The ioda section defines the ObsGroup objects that will be created.

backend can be inmemory or netcdf.
obsdataout required for “netcdf” backend. Should be a templated string for example: **./testrun/gdas.t00z.1bhrs4.tm00.{splits/satId}.nc**. Substrings such as **{splits/satId}** are replaced with the relevant split category ID for that file to form a unique name for every file.
dimensions used to define dimension information in variables
- name arbitrary name for the dimension
- size can be either a integer or a reference to exported data ex: variables/radiance.nrows
variables List of output variable objects to create.
- name standardized pathname var_name@**group**.

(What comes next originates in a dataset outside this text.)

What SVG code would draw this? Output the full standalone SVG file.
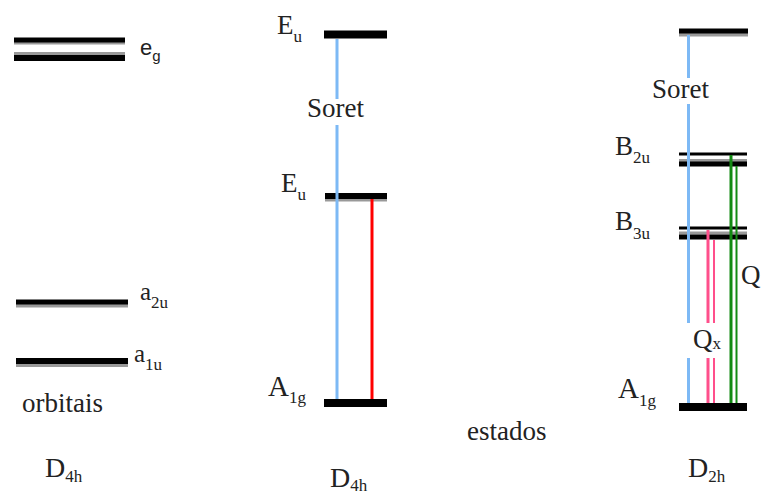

  - var_name name for the variable
  - group group name to which this variable belongs.
- source reference to exported data ex: variables/radiance
- coordinates (optional):
- dimensions list of ids defined in dimensions section
- longNameany arbitrary string.
- units tring representing units (arbitrary).
- _(optional)_ range Possible range of values (list of 2 ints).
- _(optional)_ chunksSize of chunked data elements ex: [1000, 1000].
- _(optional)_ compressionLevel GZip compression level (0-9).